Though Bourn is nothing special with the bat (.704 career OPS), his combination of speed and defense at a premium position make him very valuable. According to Baseball-Reference, the two-time All-Star has been worth exactly 19 wins above replacement over the past four years. FanGraphs agrees and is even more generous, crediting him with 20.1 wins in that span, more than Josh Hamilton, Matt Kemp and Prince Fielder.
Rather than bring Bourn back, the Atlanta Braves opted to make a splash by shelling out $75 million for B.J. Upton instead. Considering that Bourn rates as the more valuable player and Cleveland nabbed him for two-thirds the cost, I’d say the Indians scored a solid bargain here. Since the going rate for a win on the open market is roughly $5 million these days, all Bourn has to do is contribute 10 wins over the next four seasons, an average of 2.5 per year, for the Indians to break even. Given that he was worth six wins last year alone, I’d bank on him living up to his end of the deal.

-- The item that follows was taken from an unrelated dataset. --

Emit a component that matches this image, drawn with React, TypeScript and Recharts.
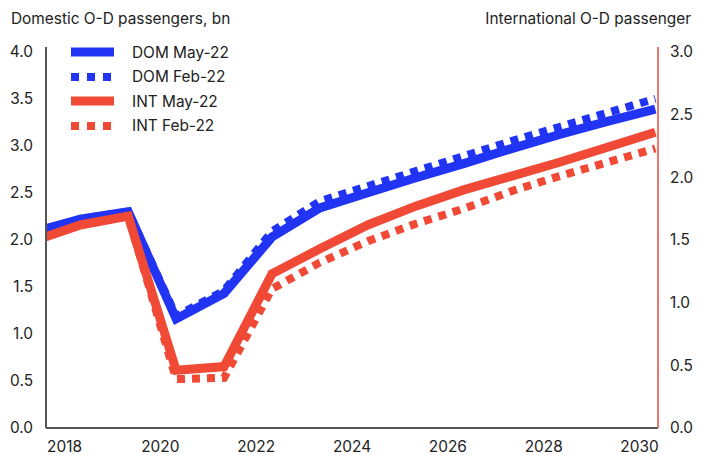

There is an element of risk with Bourn, though; the fear being that he could break down and become the next Carl Crawford. Like Crawford, most of Bourn’s value is tied up in his speed, a skill that diminishes with age (though Juan Pierre and Ichiro Suzuki are still going strong). Now that he’s on the wrong side of 30, Bourn has already peaked, and it’s possible he’s about to enter his decline phase. I think Bourn still has a few four-to-five win seasons left in the tank, but wouldn’t be surprised to see him struggle a bit in his first year with the Tribe as he adjusts to the new league, cit, and ballpark, as most free agents seem to do after signing a new contract.
But even if he slumps, at least Bourn figures to play everyday, which is more than Grady Sizemore can say.